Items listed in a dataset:
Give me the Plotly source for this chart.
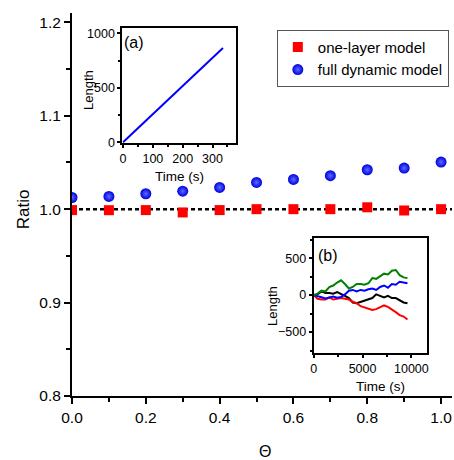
import plotly.graph_objects as go

# ---- main data ----
theta = [0.0, 0.1, 0.2, 0.3, 0.4, 0.5, 0.6, 0.7, 0.8, 0.9, 1.0]
one_layer = [0.999, 0.9989, 0.999, 0.9965, 0.999, 1.0, 1.0, 1.0, 1.002, 0.9986, 1.0]
full_dyn = [1.0125, 1.0136, 1.0165, 1.0193, 1.0233, 1.0286, 1.0318, 1.0358, 1.0422, 1.044, 1.0504]

# ---- inset (a) ----
a_time = [0, 335]
a_len = [0, 865]

# ---- inset (b) ----
b_time = [0, 400, 800, 1200, 1600, 2000, 2400, 2800, 3200, 3600, 4000, 4400, 4800,
          5200, 5600, 6000, 6400, 6800, 7200, 7600, 8000, 8400, 8800, 9200, 9600]
b_green = [0, 20, 60, 50, 110, 130, 170, 200, 150, 90, 110, 150, 150,
           140, 160, 230, 220, 260, 290, 280, 330, 340, 270, 240, 230]
b_blue = [0, -20, -30, -45, -30, -20, -35, -25, 10, 60, 70, 50, 70,
          60, 80, 90, 70, 110, 130, 100, 150, 140, 180, 170, 160]
b_black = [0, 10, 50, 30, 30, 20, 40, 20, -10, -40, -100, -110, -90,
           -70, -60, -40, 10, -10, -30, -10, -40, -40, -70, -100, -110]
b_red = [0, -50, -60, -60, -30, -60, -50, -40, -50, -60, -90, -110, -150,
         -170, -180, -200, -190, -170, -140, -160, -190, -230, -270, -290, -330]

FONT = "Liberation Sans, Arial, sans-serif"

fig = go.Figure()

fig.add_trace(go.Scatter(x=theta, y=one_layer, mode="markers", name="one-layer model",
                         marker=dict(symbol="square", size=10, color="#ff0000")))
fig.add_trace(go.Scatter(x=theta, y=full_dyn, mode="markers", name="full dynamic model",
                         marker=dict(symbol="circle", size=11, color="#0000dd",
                                     gradient=dict(type="radial", color="#5a6aff"))))

fig.add_trace(go.Scatter(x=a_time, y=a_len, mode="lines", line=dict(color="#0000ff", width=2),
                         xaxis="x2", yaxis="y2", showlegend=False))

for vals, col in [(b_black, "#000000"), (b_red, "#ff0000"), (b_blue, "#0000ff"), (b_green, "#008000")]:
    fig.add_trace(go.Scatter(x=b_time, y=vals, mode="lines", line=dict(color=col, width=2),
                             xaxis="x3", yaxis="y3", showlegend=False))

fig.add_shape(type="line", xref="paper", yref="y", x0=0, x1=1, y0=1.0, y1=1.0,
              line=dict(color="black", width=2.5, dash="4px,3px"), layer="below")

ax_common = dict(showgrid=False, zeroline=False, showline=True, linecolor="black",
                 ticks="outside", tickcolor="black")

def inward(rng, side, anchor, overlay, dtick, minor_dtick, ln, mln):
    return dict(range=rng, overlaying=overlay, side=side, anchor=anchor, showgrid=False,
                zeroline=False, showline=False, ticks="inside", tickcolor="black", tickwidth=2,
                ticklen=ln, dtick=dtick, tick0=0, showticklabels=False,
                minor=dict(ticks="inside", dtick=minor_dtick, tick0=0, ticklen=mln,
                           tickcolor="black", tickwidth=2, showgrid=False))

XR = [0, 1.0296]
YR = [0.8, 1.21]
A_XR = [-2, 378]
A_YR = [-8, 1045]
B_XR = [0, 11550]
B_YR = [-790, 770]

fig.update_layout(
    width=454, height=460,
    margin=dict(l=72, r=0, t=13, b=64),
    paper_bgcolor="white", plot_bgcolor="white",
    font=dict(family=FONT, color="black", size=15),
    xaxis=dict(**ax_common, range=XR, linewidth=2, tickwidth=2, ticklen=6, dtick=0.2, tick0=0,
               tickformat=".1f", tickfont=dict(size=15.5),
               minor=dict(ticks="outside", dtick=0.1, tick0=0, ticklen=4, tickwidth=2, tickcolor="black", showgrid=False)),
    yaxis=dict(**ax_common, range=YR, linewidth=2, tickwidth=2, ticklen=6, dtick=0.1, tick0=0.8,
               tickformat=".1f", tickfont=dict(size=15.5),
               minor=dict(ticks="outside", dtick=0.05, tick0=0.8, ticklen=4, tickwidth=2, tickcolor="black", showgrid=False)),
    xaxis4=inward(XR, "top", "y", "x", 0.2, 0.1, 6, 4),
    xaxis2=dict(**ax_common, domain=[0.1327, 0.431], anchor="y2", range=A_XR, linewidth=2, tickwidth=1.5,
                ticklen=3, dtick=100, tick0=0, tickfont=dict(size=12.5), mirror=True, tickformat="d",
                minor=dict(ticks="outside", dtick=50, tick0=0, ticklen=2, tickwidth=1.5, tickcolor="black", showgrid=False)),
    yaxis2=dict(**ax_common, domain=[0.66, 0.96], anchor="x2", range=A_YR, linewidth=2, tickwidth=1.5,
                ticklen=3, dtick=500, tick0=0, tickfont=dict(size=12.5), mirror=True, tickformat="d",
                minor=dict(ticks="outside", dtick=250, tick0=0, ticklen=2, tickwidth=1.5, tickcolor="black", showgrid=False)),
    xaxis5=inward(A_XR, "top", "y2", "x2", 100, 50, 4, 2),
    yaxis5=inward(A_YR, "right", "x2", "y2", 500, 250, 4, 2),
    xaxis3=dict(**ax_common, domain=[0.636, 0.933], anchor="y3", range=B_XR, linewidth=2, tickwidth=1.5,
                ticklen=3, dtick=5000, tick0=0, tickfont=dict(size=12.5), mirror=True, tickformat="d",
                minor=dict(ticks="outside", dtick=2500, tick0=0, ticklen=2, tickwidth=1.5, tickcolor="black", showgrid=False)),
    yaxis3=dict(**ax_common, domain=[0.111, 0.412], anchor="x3", range=B_YR, linewidth=2, tickwidth=1.5,
                ticklen=3, dtick=500, tick0=0, tickfont=dict(size=12.5), mirror=True, tickformat="d",
                minor=dict(ticks="outside", dtick=250, tick0=0, ticklen=2, tickwidth=1.5, tickcolor="black", showgrid=False)),
    xaxis6=inward(B_XR, "top", "y3", "x3", 5000, 2500, 4, 2),
    yaxis6=inward(B_YR, "right", "x3", "y3", 500, 250, 4, 2),
    legend=dict(x=0.539, y=0.956, xanchor="left", yanchor="top", bgcolor="white",
                bordercolor="#555555", borderwidth=1, font=dict(size=15),
                tracegroupgap=0, itemwidth=30),
    showlegend=True,
)

def ann(text, xp, yp, size, angle=0):
    fig.add_annotation(text=text, xref="paper", yref="paper",
                       x=(xp - 72) / 382, y=(396 - yp) / 383, showarrow=False,
                       font=dict(size=size, family=FONT, color="black"),
                       textangle=angle, xanchor="center", yanchor="middle")

ann("Θ", 266, 451, 16)
ann("Ratio", 23, 209, 17, -90)
ann("Length", 88, 90, 13, -90)
ann("Time (s)", 180, 176, 13.5)
ann("(a)", 134, 43, 16)
ann("Length", 273, 306, 13, -90)
ann("Time (s)", 382, 386, 13.5)
ann("(b)", 329, 255, 16)

fig.write_html("out.html")
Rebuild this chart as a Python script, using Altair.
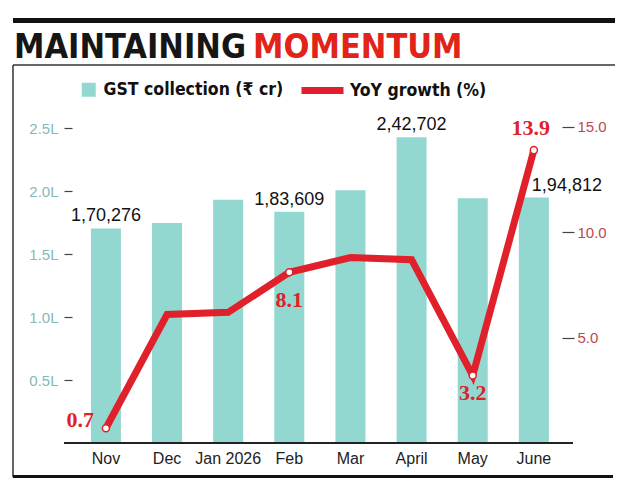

[What is expected] Give an exact reproduction of every line, leaving out any picture.

[Full answer]
Give me the Plotly source for this chart.
import plotly.graph_objects as go

# ---- main data ----
theta = [0.0, 0.1, 0.2, 0.3, 0.4, 0.5, 0.6, 0.7, 0.8, 0.9, 1.0]
one_layer = [0.999, 0.9989, 0.999, 0.9965, 0.999, 1.0, 1.0, 1.0, 1.002, 0.9986, 1.0]
full_dyn = [1.0125, 1.0136, 1.0165, 1.0193, 1.0233, 1.0286, 1.0318, 1.0358, 1.0422, 1.044, 1.0504]

# ---- inset (a) ----
a_time = [0, 335]
a_len = [0, 865]

# ---- inset (b) ----
b_time = [0, 400, 800, 1200, 1600, 2000, 2400, 2800, 3200, 3600, 4000, 4400, 4800,
          5200, 5600, 6000, 6400, 6800, 7200, 7600, 8000, 8400, 8800, 9200, 9600]
b_green = [0, 20, 60, 50, 110, 130, 170, 200, 150, 90, 110, 150, 150,
           140, 160, 230, 220, 260, 290, 280, 330, 340, 270, 240, 230]
b_blue = [0, -20, -30, -45, -30, -20, -35, -25, 10, 60, 70, 50, 70,
          60, 80, 90, 70, 110, 130, 100, 150, 140, 180, 170, 160]
b_black = [0, 10, 50, 30, 30, 20, 40, 20, -10, -40, -100, -110, -90,
           -70, -60, -40, 10, -10, -30, -10, -40, -40, -70, -100, -110]
b_red = [0, -50, -60, -60, -30, -60, -50, -40, -50, -60, -90, -110, -150,
         -170, -180, -200, -190, -170, -140, -160, -190, -230, -270, -290, -330]

FONT = "Liberation Sans, Arial, sans-serif"

fig = go.Figure()

fig.add_trace(go.Scatter(x=theta, y=one_layer, mode="markers", name="one-layer model",
                         marker=dict(symbol="square", size=10, color="#ff0000")))
fig.add_trace(go.Scatter(x=theta, y=full_dyn, mode="markers", name="full dynamic model",
                         marker=dict(symbol="circle", size=11, color="#0000dd",
                                     gradient=dict(type="radial", color="#5a6aff"))))

fig.add_trace(go.Scatter(x=a_time, y=a_len, mode="lines", line=dict(color="#0000ff", width=2),
                         xaxis="x2", yaxis="y2", showlegend=False))

for vals, col in [(b_black, "#000000"), (b_red, "#ff0000"), (b_blue, "#0000ff"), (b_green, "#008000")]:
    fig.add_trace(go.Scatter(x=b_time, y=vals, mode="lines", line=dict(color=col, width=2),
                             xaxis="x3", yaxis="y3", showlegend=False))

fig.add_shape(type="line", xref="paper", yref="y", x0=0, x1=1, y0=1.0, y1=1.0,
              line=dict(color="black", width=2.5, dash="4px,3px"), layer="below")

ax_common = dict(showgrid=False, zeroline=False, showline=True, linecolor="black",
                 ticks="outside", tickcolor="black")

def inward(rng, side, anchor, overlay, dtick, minor_dtick, ln, mln):
    return dict(range=rng, overlaying=overlay, side=side, anchor=anchor, showgrid=False,
                zeroline=False, showline=False, ticks="inside", tickcolor="black", tickwidth=2,
                ticklen=ln, dtick=dtick, tick0=0, showticklabels=False,
                minor=dict(ticks="inside", dtick=minor_dtick, tick0=0, ticklen=mln,
                           tickcolor="black", tickwidth=2, showgrid=False))

XR = [0, 1.0296]
YR = [0.8, 1.21]
A_XR = [-2, 378]
A_YR = [-8, 1045]
B_XR = [0, 11550]
B_YR = [-790, 770]

fig.update_layout(
    width=454, height=460,
    margin=dict(l=72, r=0, t=13, b=64),
    paper_bgcolor="white", plot_bgcolor="white",
    font=dict(family=FONT, color="black", size=15),
    xaxis=dict(**ax_common, range=XR, linewidth=2, tickwidth=2, ticklen=6, dtick=0.2, tick0=0,
               tickformat=".1f", tickfont=dict(size=15.5),
               minor=dict(ticks="outside", dtick=0.1, tick0=0, ticklen=4, tickwidth=2, tickcolor="black", showgrid=False)),
    yaxis=dict(**ax_common, range=YR, linewidth=2, tickwidth=2, ticklen=6, dtick=0.1, tick0=0.8,
               tickformat=".1f", tickfont=dict(size=15.5),
               minor=dict(ticks="outside", dtick=0.05, tick0=0.8, ticklen=4, tickwidth=2, tickcolor="black", showgrid=False)),
    xaxis4=inward(XR, "top", "y", "x", 0.2, 0.1, 6, 4),
    xaxis2=dict(**ax_common, domain=[0.1327, 0.431], anchor="y2", range=A_XR, linewidth=2, tickwidth=1.5,
                ticklen=3, dtick=100, tick0=0, tickfont=dict(size=12.5), mirror=True, tickformat="d",
                minor=dict(ticks="outside", dtick=50, tick0=0, ticklen=2, tickwidth=1.5, tickcolor="black", showgrid=False)),
    yaxis2=dict(**ax_common, domain=[0.66, 0.96], anchor="x2", range=A_YR, linewidth=2, tickwidth=1.5,
                ticklen=3, dtick=500, tick0=0, tickfont=dict(size=12.5), mirror=True, tickformat="d",
                minor=dict(ticks="outside", dtick=250, tick0=0, ticklen=2, tickwidth=1.5, tickcolor="black", showgrid=False)),
    xaxis5=inward(A_XR, "top", "y2", "x2", 100, 50, 4, 2),
    yaxis5=inward(A_YR, "right", "x2", "y2", 500, 250, 4, 2),
    xaxis3=dict(**ax_common, domain=[0.636, 0.933], anchor="y3", range=B_XR, linewidth=2, tickwidth=1.5,
                ticklen=3, dtick=5000, tick0=0, tickfont=dict(size=12.5), mirror=True, tickformat="d",
                minor=dict(ticks="outside", dtick=2500, tick0=0, ticklen=2, tickwidth=1.5, tickcolor="black", showgrid=False)),
    yaxis3=dict(**ax_common, domain=[0.111, 0.412], anchor="x3", range=B_YR, linewidth=2, tickwidth=1.5,
                ticklen=3, dtick=500, tick0=0, tickfont=dict(size=12.5), mirror=True, tickformat="d",
                minor=dict(ticks="outside", dtick=250, tick0=0, ticklen=2, tickwidth=1.5, tickcolor="black", showgrid=False)),
    xaxis6=inward(B_XR, "top", "y3", "x3", 5000, 2500, 4, 2),
    yaxis6=inward(B_YR, "right", "x3", "y3", 500, 250, 4, 2),
    legend=dict(x=0.539, y=0.956, xanchor="left", yanchor="top", bgcolor="white",
                bordercolor="#555555", borderwidth=1, font=dict(size=15),
                tracegroupgap=0, itemwidth=30),
    showlegend=True,
)

def ann(text, xp, yp, size, angle=0):
    fig.add_annotation(text=text, xref="paper", yref="paper",
                       x=(xp - 72) / 382, y=(396 - yp) / 383, showarrow=False,
                       font=dict(size=size, family=FONT, color="black"),
                       textangle=angle, xanchor="center", yanchor="middle")

ann("Θ", 266, 451, 16)
ann("Ratio", 23, 209, 17, -90)
ann("Length", 88, 90, 13, -90)
ann("Time (s)", 180, 176, 13.5)
ann("(a)", 134, 43, 16)
ann("Length", 273, 306, 13, -90)
ann("Time (s)", 382, 386, 13.5)
ann("(b)", 329, 255, 16)

fig.write_html("out.html")
Rebuild this chart as a Python script, using Altair.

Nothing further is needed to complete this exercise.